== WRITTEN TASK ==
Return the lines exactly as they stand, from the first of the material through the line containing "1200, 1300, 1400]".

== DATA SHOWN ==
- - - -
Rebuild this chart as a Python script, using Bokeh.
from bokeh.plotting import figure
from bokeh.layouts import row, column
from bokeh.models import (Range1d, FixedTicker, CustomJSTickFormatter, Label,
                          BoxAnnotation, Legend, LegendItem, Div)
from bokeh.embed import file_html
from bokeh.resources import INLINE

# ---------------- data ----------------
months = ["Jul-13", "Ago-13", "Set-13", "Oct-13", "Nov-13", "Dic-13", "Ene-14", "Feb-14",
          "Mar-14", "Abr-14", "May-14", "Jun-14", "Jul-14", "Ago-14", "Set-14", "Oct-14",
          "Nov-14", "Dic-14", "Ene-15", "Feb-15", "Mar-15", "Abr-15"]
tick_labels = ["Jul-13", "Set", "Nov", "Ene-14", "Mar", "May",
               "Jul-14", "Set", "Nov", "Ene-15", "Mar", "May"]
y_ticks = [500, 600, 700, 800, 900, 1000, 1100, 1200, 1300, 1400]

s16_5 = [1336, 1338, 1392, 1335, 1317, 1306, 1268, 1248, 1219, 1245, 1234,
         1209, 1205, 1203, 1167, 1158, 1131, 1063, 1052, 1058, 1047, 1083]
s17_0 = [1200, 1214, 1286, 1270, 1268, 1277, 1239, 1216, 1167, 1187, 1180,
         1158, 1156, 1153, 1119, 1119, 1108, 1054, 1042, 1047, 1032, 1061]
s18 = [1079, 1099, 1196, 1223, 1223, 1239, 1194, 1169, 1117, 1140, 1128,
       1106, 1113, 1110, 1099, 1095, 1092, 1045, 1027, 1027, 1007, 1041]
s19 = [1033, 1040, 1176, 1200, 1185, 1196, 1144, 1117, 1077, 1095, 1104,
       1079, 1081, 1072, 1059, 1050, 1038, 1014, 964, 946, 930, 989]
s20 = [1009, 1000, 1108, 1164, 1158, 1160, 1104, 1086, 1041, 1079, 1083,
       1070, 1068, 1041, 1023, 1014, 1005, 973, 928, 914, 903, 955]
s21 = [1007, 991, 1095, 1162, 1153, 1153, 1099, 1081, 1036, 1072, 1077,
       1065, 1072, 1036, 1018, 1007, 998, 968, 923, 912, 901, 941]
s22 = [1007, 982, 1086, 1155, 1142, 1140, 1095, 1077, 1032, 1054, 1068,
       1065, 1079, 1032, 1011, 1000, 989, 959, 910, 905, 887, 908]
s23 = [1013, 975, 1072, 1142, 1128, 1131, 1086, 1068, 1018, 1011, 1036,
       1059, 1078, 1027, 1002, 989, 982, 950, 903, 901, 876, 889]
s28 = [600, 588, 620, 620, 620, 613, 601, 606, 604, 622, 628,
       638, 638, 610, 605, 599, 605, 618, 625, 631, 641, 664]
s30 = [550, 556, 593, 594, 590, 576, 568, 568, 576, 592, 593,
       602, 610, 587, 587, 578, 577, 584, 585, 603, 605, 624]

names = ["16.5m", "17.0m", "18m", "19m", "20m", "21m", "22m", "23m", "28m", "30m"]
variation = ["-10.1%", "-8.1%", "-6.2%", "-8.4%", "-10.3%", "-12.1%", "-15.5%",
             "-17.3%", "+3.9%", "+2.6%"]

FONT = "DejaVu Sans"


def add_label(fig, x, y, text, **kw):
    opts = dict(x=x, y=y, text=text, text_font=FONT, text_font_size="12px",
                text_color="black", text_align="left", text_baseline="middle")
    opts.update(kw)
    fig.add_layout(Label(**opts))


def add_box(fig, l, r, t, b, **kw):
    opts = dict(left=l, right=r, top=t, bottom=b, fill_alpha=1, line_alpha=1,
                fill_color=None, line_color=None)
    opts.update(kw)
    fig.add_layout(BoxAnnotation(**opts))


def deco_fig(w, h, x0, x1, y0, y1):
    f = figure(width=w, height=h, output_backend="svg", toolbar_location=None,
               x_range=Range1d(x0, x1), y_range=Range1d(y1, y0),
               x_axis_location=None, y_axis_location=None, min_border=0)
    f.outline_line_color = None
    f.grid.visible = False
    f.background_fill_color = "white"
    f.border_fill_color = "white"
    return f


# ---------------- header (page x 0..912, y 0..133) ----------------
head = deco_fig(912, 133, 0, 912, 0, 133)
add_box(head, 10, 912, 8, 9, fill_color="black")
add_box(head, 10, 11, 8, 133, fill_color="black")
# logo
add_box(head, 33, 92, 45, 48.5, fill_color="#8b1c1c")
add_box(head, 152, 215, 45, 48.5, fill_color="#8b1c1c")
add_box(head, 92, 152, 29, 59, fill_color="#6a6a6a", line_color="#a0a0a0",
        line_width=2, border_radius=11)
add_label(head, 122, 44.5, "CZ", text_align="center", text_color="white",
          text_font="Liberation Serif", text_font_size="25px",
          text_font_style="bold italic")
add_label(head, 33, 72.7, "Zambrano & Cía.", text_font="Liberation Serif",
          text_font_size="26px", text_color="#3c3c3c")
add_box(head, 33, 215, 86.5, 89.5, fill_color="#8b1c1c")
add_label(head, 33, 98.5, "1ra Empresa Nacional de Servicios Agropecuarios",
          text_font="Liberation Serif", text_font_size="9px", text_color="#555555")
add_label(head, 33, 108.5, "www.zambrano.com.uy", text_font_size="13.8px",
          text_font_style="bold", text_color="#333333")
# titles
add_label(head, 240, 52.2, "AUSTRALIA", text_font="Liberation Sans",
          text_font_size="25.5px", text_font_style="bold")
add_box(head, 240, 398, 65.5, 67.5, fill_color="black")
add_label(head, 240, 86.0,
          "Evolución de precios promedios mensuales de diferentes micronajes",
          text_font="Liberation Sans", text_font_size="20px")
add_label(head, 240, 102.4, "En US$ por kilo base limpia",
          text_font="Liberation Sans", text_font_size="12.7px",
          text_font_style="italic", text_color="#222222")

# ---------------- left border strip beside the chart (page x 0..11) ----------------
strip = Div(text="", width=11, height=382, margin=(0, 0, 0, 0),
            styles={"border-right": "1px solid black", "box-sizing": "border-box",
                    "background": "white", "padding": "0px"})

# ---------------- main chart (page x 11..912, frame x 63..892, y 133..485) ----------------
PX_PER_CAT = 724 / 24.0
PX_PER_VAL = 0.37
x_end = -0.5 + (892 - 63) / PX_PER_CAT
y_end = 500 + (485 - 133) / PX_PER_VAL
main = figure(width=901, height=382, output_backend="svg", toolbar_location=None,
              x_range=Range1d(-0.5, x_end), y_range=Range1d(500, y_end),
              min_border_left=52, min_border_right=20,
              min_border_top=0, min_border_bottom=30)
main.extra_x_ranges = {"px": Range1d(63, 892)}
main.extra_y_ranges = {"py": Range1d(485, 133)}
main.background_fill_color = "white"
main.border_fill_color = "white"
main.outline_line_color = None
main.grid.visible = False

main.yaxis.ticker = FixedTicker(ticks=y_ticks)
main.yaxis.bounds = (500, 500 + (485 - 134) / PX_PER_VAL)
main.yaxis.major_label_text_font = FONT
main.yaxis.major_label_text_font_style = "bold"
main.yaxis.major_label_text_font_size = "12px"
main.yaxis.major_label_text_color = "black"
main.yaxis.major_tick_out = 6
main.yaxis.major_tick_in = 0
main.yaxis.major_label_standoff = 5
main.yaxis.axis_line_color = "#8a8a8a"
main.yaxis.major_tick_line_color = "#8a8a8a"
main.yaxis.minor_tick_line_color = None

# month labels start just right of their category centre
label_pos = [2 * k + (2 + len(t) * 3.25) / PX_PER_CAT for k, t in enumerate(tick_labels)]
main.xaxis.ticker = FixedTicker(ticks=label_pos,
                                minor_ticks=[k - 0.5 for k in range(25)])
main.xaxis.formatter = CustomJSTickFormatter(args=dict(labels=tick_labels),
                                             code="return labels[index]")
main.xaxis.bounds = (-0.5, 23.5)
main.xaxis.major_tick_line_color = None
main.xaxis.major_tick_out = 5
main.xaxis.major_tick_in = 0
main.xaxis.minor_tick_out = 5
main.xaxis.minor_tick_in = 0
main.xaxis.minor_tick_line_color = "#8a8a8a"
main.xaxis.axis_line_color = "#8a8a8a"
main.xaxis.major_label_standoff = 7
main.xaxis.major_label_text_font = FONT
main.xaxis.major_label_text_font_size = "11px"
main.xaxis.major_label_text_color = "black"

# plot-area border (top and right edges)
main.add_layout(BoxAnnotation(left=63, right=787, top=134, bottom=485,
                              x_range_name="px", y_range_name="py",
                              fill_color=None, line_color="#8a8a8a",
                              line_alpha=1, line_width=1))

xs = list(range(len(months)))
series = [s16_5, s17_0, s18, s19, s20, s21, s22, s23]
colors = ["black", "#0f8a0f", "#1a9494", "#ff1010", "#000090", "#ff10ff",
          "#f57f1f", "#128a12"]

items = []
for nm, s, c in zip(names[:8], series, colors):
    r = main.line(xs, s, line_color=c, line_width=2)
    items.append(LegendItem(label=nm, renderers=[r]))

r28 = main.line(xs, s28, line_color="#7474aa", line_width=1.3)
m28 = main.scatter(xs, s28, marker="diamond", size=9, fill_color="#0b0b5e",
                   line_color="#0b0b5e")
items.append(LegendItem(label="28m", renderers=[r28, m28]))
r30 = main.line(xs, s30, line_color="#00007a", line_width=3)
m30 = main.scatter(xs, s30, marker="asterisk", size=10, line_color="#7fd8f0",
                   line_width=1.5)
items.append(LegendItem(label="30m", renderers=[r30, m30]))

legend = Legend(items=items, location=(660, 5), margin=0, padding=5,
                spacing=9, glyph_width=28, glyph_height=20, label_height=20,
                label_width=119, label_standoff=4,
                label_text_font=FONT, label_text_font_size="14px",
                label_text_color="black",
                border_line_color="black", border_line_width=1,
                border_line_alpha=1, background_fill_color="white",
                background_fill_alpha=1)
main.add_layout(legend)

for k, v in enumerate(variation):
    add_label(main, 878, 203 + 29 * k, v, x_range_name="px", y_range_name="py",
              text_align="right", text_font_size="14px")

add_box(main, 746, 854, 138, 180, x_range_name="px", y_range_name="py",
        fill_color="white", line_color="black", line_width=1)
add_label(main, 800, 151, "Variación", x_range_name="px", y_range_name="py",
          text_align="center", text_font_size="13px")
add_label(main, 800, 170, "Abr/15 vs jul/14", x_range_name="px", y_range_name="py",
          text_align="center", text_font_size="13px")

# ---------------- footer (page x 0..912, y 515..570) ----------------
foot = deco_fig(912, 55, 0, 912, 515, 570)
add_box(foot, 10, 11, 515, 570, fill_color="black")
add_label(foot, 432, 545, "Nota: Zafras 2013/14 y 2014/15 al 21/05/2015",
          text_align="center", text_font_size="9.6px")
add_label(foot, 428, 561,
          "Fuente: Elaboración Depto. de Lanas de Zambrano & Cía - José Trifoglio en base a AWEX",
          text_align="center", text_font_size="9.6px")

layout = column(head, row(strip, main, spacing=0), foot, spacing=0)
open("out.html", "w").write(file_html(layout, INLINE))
- - - -
== RESULT FOR THIS TASK ==
Rebuild this chart as a Python script, using Bokeh.
from bokeh.plotting import figure
from bokeh.layouts import row, column
from bokeh.models import (Range1d, FixedTicker, CustomJSTickFormatter, Label,
                          BoxAnnotation, Legend, LegendItem, Div)
from bokeh.embed import file_html
from bokeh.resources import INLINE

# ---------------- data ----------------
months = ["Jul-13", "Ago-13", "Set-13", "Oct-13", "Nov-13", "Dic-13", "Ene-14", "Feb-14",
          "Mar-14", "Abr-14", "May-14", "Jun-14", "Jul-14", "Ago-14", "Set-14", "Oct-14",
          "Nov-14", "Dic-14", "Ene-15", "Feb-15", "Mar-15", "Abr-15"]
tick_labels = ["Jul-13", "Set", "Nov", "Ene-14", "Mar", "May",
               "Jul-14", "Set", "Nov", "Ene-15", "Mar", "May"]
y_ticks = [500, 600, 700, 800, 900, 1000, 1100, 1200, 1300, 1400]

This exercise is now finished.